Do this: Don't include pictures. Quote the lines below from the first through the line that contains "import * as".

Records for this task:
______
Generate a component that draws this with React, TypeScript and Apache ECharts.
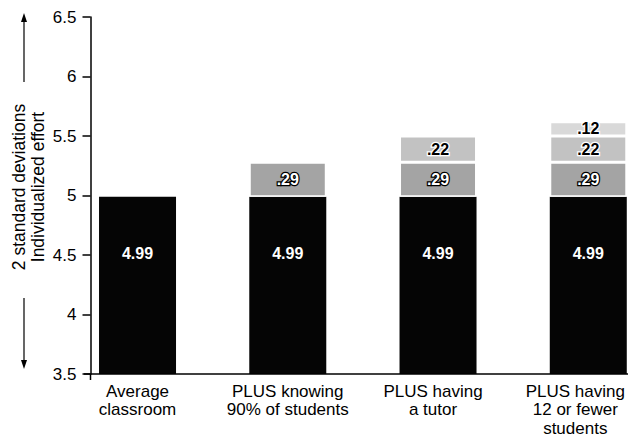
import React, { useEffect, useRef } from "react";
import * as echarts from "echarts";

const categories = [
  "Average\nclassroom",
  "PLUS knowing\n90% of students",
  "PLUS having\na tutor",
  "PLUS having\n12 or fewer\nstudents",
];
const baseValues = [4.99, 4.99, 4.99, 4.99];
const knowingValues = [null, 0.29, 0.29, 0.29];
const tutorValues = [null, null, 0.22, 0.22];
const smallClassValues = [null, null, null, 0.12];
const yTicks = { min: 3.5, max: 6.5, interval: 0.5 };
const yTitle = "2 standard deviations\nIndividualized effort";

const FONT = "'Liberation Sans', Arial, sans-serif";

export default function App() {
  const ref = useRef<HTMLDivElement>(null);
  useEffect(() => {
    document.body.style.margin = "0";
    if (!ref.current) return;
    const chart = echarts.init(ref.current, undefined, { renderer: "svg" });
    const segLabel = (dark: boolean) => ({
      show: true,
      position: "inside" as const,
      formatter: (p: any) => (p.value == null ? "" : "." + Math.round(p.value * 100)),
      fontFamily: FONT,
      fontSize: 16,
      fontWeight: "bold" as const,
      color: dark ? "#fff" : "#000",
      textBorderColor: dark ? "#000" : "#fff",
      textBorderWidth: 2.5,
    });
    const catData = categories.map((c, i) =>
      i === categories.length - 1
        ? { value: c, textStyle: { padding: [0, 26, 0, 0] } }
        : { value: c, textStyle: { padding: [0, i === 2 ? 10 : 0, 0, 0] } }
    );
    chart.setOption({
      animation: false,
      grid: {
        left: 62.4,
        right: -34.4,
        top: 17,
        bottom: 65,
        containLabel: false,
        outerBoundsMode: "none",
      },
      xAxis: {
        type: "category",
        data: catData,
        axisLine: { show: false },
        axisTick: { show: false },
        splitLine: { show: false },
        axisLabel: {
          color: "#000",
          fontFamily: FONT,
          fontSize: 17,
          lineHeight: 18.5,
          margin: 8,
          interval: 0,
        },
      },
      yAxis: {
        type: "value",
        min: yTicks.min,
        max: yTicks.max,
        interval: yTicks.interval,
        offset: -28.1,
        axisLine: { show: true, lineStyle: { color: "#000", width: 1.5 } },
        axisTick: { show: true, inside: false, length: 8, lineStyle: { color: "#000", width: 1.5 } },
        splitLine: { show: false },
        axisLabel: {
          color: "#000",
          fontFamily: FONT,
          fontSize: 17,
          margin: 14,
        },
      },
      series: [
        {
          type: "bar",
          stack: "total",
          barWidth: 77,
          data: baseValues,
          itemStyle: { color: "#050505" },
          label: {
            show: true,
            position: "insideTop",
            distance: 49,
            formatter: (p: any) => Number(p.value).toFixed(2),
            color: "#fff",
            fontFamily: FONT,
            fontSize: 16,
            fontWeight: "bold",
          },
        },
        {
          type: "bar",
          stack: "total",
          barWidth: 77,
          data: knowingValues,
          itemStyle: { color: "#a4a4a4", borderColor: "#fff", borderWidth: 1.5 },
          label: segLabel(true),
        },
        {
          type: "bar",
          stack: "total",
          barWidth: 77,
          data: tutorValues,
          itemStyle: { color: "#c2c2c2", borderColor: "#fff", borderWidth: 1.5 },
          label: segLabel(false),
        },
        {
          type: "bar",
          stack: "total",
          barWidth: 77,
          data: smallClassValues,
          itemStyle: { color: "#d9d9d9", borderColor: "#fff", borderWidth: 1.5 },
          label: segLabel(false),
        },
      ],
      graphic: [
        // x axis baseline and the small cross at the origin
        { type: "line", z: 100, shape: { x1: 84, y1: 374, x2: 628, y2: 374 }, style: { stroke: "#000", lineWidth: 1.5 } },
        { type: "line", z: 100, shape: { x1: 90.5, y1: 374, x2: 90.5, y2: 380 }, style: { stroke: "#000", lineWidth: 1.5 } },
        // arrows beside the axis title
        { type: "line", shape: { x1: 24, y1: 20, x2: 24, y2: 82 }, style: { stroke: "#000", lineWidth: 1.2 } },
        { type: "polygon", shape: { points: [[24, 13], [21, 22], [27, 22]] }, style: { fill: "#000" } },
        { type: "line", shape: { x1: 24, y1: 298, x2: 24, y2: 362 }, style: { stroke: "#000", lineWidth: 1.2 } },
        { type: "polygon", shape: { points: [[24, 369], [21, 360], [27, 360]] }, style: { fill: "#000" } },
        {
          type: "text",
          x: 28,
          y: 187,
          rotation: Math.PI / 2,
          style: {
            text: yTitle,
            fontFamily: FONT,
            fontSize: 17.5,
            lineHeight: 19,
            fill: "#000",
            textAlign: "center",
            textVerticalAlign: "middle",
          },
        },
      ],
    });
    return () => chart.dispose();
  }, []);
  return <div ref={ref} style={{ width: 629, height: 439 }} />;
}
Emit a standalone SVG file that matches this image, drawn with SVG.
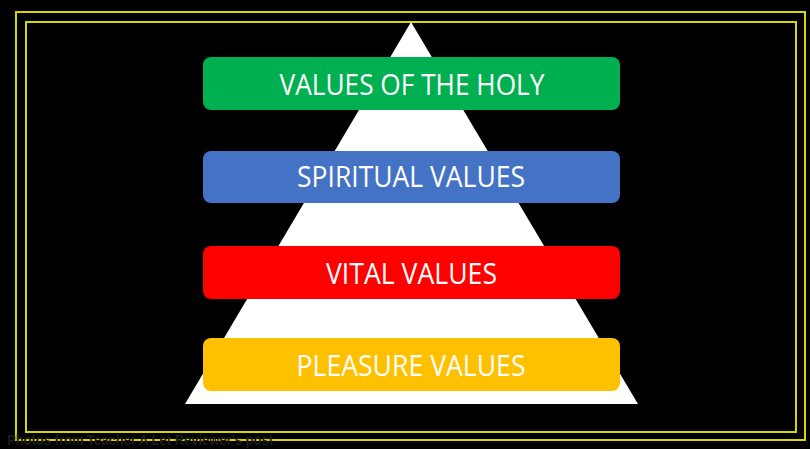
<svg xmlns="http://www.w3.org/2000/svg" width="810" height="449" viewBox="0 0 810 449">
  <style>
    .frame { fill: none; stroke: #d6d600; stroke-width: 2; }
    .bar { stroke: none; }
    .label { font-family: "Open Sans", "Liberation Sans", sans-serif; font-size: 29px; fill: #ffffff; text-anchor: middle; }
    .credit { font-family: "Liberation Sans", Arial, sans-serif; font-size: 14px; font-weight: bold; fill: #1c1c1c; }
  </style>
  <rect x="0" y="0" width="810" height="449" fill="#000000"/>
  <rect class="frame" x="16" y="12" width="789" height="428"/>
  <rect class="frame" x="26" y="22" width="770" height="410"/>
  <text class="credit" x="7" y="445" textLength="266" lengthAdjust="spacingAndGlyphs">Photos from Teacher A Let Reviewer's post</text>
  <g id="pyramid">
    <polygon points="411,22 638,404 185,404" fill="#ffffff"/>
  </g>
  <g id="connectors"></g>
  <g id="values-of-the-holy">
    <rect class="bar" x="203" y="57" width="417" height="53" rx="8" fill="#00b050"/>
    <text class="label" x="412" y="95" textLength="265" lengthAdjust="spacingAndGlyphs">VALUES OF THE HOLY</text>
  </g>
  <g id="spiritual-values">
    <rect class="bar" x="203" y="151" width="417" height="52" rx="8" fill="#4472c4"/>
    <text class="label" x="411" y="187" textLength="228" lengthAdjust="spacingAndGlyphs">SPIRITUAL VALUES</text>
  </g>
  <g id="vital-values">
    <rect class="bar" x="203" y="246" width="417" height="53" rx="8" fill="#ff0000"/>
    <text class="label" x="411.5" y="284" textLength="171" lengthAdjust="spacingAndGlyphs">VITAL VALUES</text>
  </g>
  <g id="pleasure-values">
    <rect class="bar" x="203" y="338" width="417" height="53" rx="8" fill="#ffc000"/>
    <text class="label" x="411" y="376" textLength="229" lengthAdjust="spacingAndGlyphs">PLEASURE VALUES</text>
  </g>
</svg>
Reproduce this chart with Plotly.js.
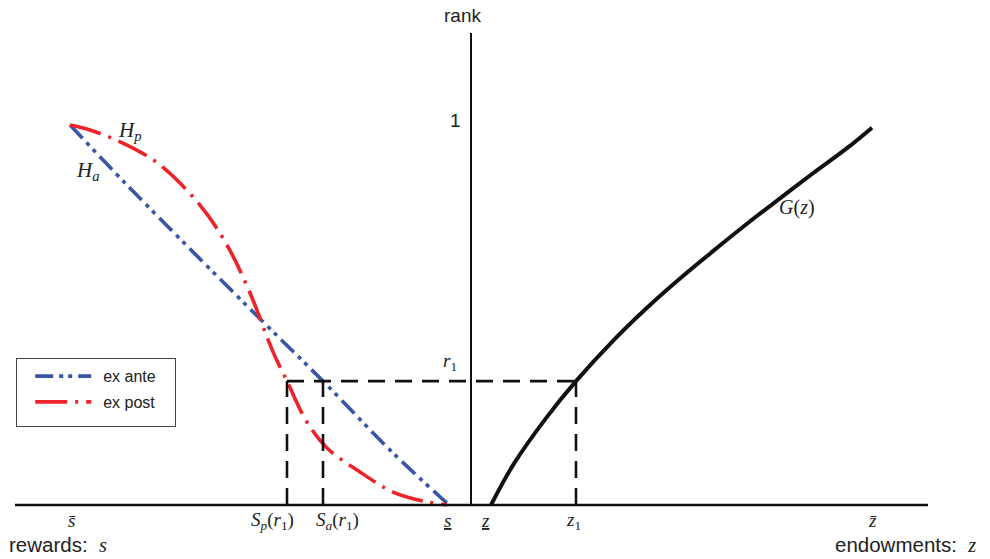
<!DOCTYPE html>
<html>
<head>
<meta charset="utf-8">
<script src="https://cdn.plot.ly/plotly-3.0.1.min.js"></script>
<style>html,body{margin:0;padding:0;background:#fff;}#chart{width:990px;height:559px;}</style>
</head>
<body>
<div id="chart"></div>
<script>
// Horizontal positions (diagram units, left = rewards s, right = endowments z)
const haS    = [70, 127, 193, 260, 323, 393, 449];
const haRank = [1.0, 0.842, 0.666, 0.490, 0.326, 0.137, 0.0];

const hpS    = [70, 90, 127, 160, 200, 227, 250, 273, 287, 307, 327, 360, 393, 427, 447];
const hpRank = [1.0, 0.987, 0.947, 0.895, 0.789, 0.684, 0.558, 0.403, 0.326, 0.218, 0.150, 0.087, 0.034, 0.008, 0.0];

const gZ     = [491, 513, 547, 576, 613, 647, 680, 713, 747, 780, 813, 847, 872];
const gRank  = [0.0, 0.105, 0.232, 0.326, 0.432, 0.519, 0.596, 0.668, 0.740, 0.807, 0.873, 0.939, 0.993];

const r1 = 0.326;
const spR1 = 287, saR1 = 323, z1 = 576;
const sBar = 72, sLow = 447, zLow = 485, zBar = 872;
const axisX = 471;

const serif = 'Liberation Serif, Times New Roman, serif';
const sans = 'Liberation Sans, Arial, Helvetica, sans-serif';

const traces = [
  {x: haS, y: haRank, mode: 'lines', name: 'ex ante', legendgroup: 'a',
   line: {color: '#3a55a4', width: 3.6, dash: '18px,6px,4px,5px,4px,6px', shape: 'spline'}},
  {x: hpS, y: hpRank, mode: 'lines', name: 'ex post', legendgroup: 'b',
   line: {color: '#ee2229', width: 3.6, dash: '32px,8px,3px,8px', shape: 'spline'}},
  {x: gZ, y: gRank, mode: 'lines', showlegend: false, line: {color: '#111', width: 4, shape: 'spline', smoothing: 1}},
  {x: [spR1, spR1, null, saR1, saR1, null, z1, z1, null, spR1, z1],
   y: [0, r1, null, 0, r1, null, 0, r1, null, r1, r1],
   mode: 'lines', showlegend: false, connectgaps: false,
   line: {color: '#111', width: 2.6, dash: '17px,10px'}}
];

function ann(x, y, text, size, font, xanchor) {
  return {x: x, y: y, xref: 'x', yref: 'y', text: text, showarrow: false,
          xanchor: xanchor || 'center', yanchor: 'middle',
          font: {family: font, size: size, color: '#222'}};
}

const yLab = -0.042;
const annotations = [
  ann(axisX - 9, 1.287, 'rank', 19, sans),
  ann(463, 1.013, '1', 19, sans, 'right'),
  ann(450, 0.376, '<i>r</i><sub>1</sub>', 19, serif),
  ann(130, 0.985, '<i>H</i><sub><i>p</i></sub>', 21, serif),
  ann(88, 0.880, '<i>H</i><sub><i>a</i></sub>', 21, serif),
  ann(797, 0.784, '<i>G</i>(<i>z</i>)', 20, serif),
  ann(sBar, yLab, '<i>s\u0304</i>', 19, serif),
  ann(272, yLab, '<i>S</i><sub><i>p</i></sub>(<i>r</i><sub>1</sub>)', 19, serif),
  ann(337, yLab, '<i>S</i><sub><i>a</i></sub>(<i>r</i><sub>1</sub>)', 19, serif),
  ann(sLow, yLab, '<u><i>s</i></u>', 19, serif),
  ann(zLow, yLab, '<u><i>z</i></u>', 19, serif),
  ann(573, yLab, '<i>z</i><sub>1</sub>', 19, serif),
  ann(zBar, yLab, '<i>z\u0304</i>', 19, serif),
  ann(7, -0.103, 'rewards:  <i><span style="font-family:Liberation Serif">s</span></i>', 20.5, sans, 'left'),
  ann(978, -0.103, 'endowments:  <i><span style="font-family:Liberation Serif">z</span></i>', 20.5, sans, 'right')
];

const layout = {
  width: 990, height: 559,
  margin: {l: 0, r: 0, t: 0, b: 0},
  paper_bgcolor: '#fff', plot_bgcolor: '#fff',
  xaxis: {range: [0, 990], showgrid: false, zeroline: false, showticklabels: false, showline: false, ticks: ''},
  yaxis: {range: [-0.14211, 1.32895], showgrid: false, zeroline: false, showticklabels: false, showline: false, ticks: ''},
  showlegend: true,
  legend: {x: 16/990, y: 1 - 358/559, xanchor: 'left', yanchor: 'top',
           bordercolor: '#444', borderwidth: 1.2, bgcolor: '#fff',
           traceorder: 'grouped', tracegroupgap: 2,
           font: {family: sans, size: 16, color: '#222'}, itemwidth: 76},
  shapes: [
    {type: 'line', xref: 'x', yref: 'y', x0: 15, x1: 928, y0: 0, y1: 0, line: {color: '#111', width: 2.5}},
    {type: 'line', xref: 'x', yref: 'y', x0: axisX, x1: axisX, y0: 0, y1: 1.242, line: {color: '#111', width: 2}}
  ],
  annotations: annotations
};

Plotly.newPlot('chart', traces, layout, {displayModeBar: false, staticPlot: true}).then(function (gd) {
  // lengthen the legend line samples and widen the key box to match the reference
  gd.querySelectorAll('.legend .legendlines path').forEach(function (p) {
    p.setAttribute('d', 'M18,0h56');
  });
  const bg = gd.querySelector('.legend rect.bg');
  if (bg) { bg.setAttribute('width', 159); bg.setAttribute('height', 68); }
});
</script>
</body>
</html>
______
Exercise output:
Generate a component that draws this with React, TypeScript and Apache ECharts.
import React, { useEffect, useRef } from "react";
import * as echarts from "echarts";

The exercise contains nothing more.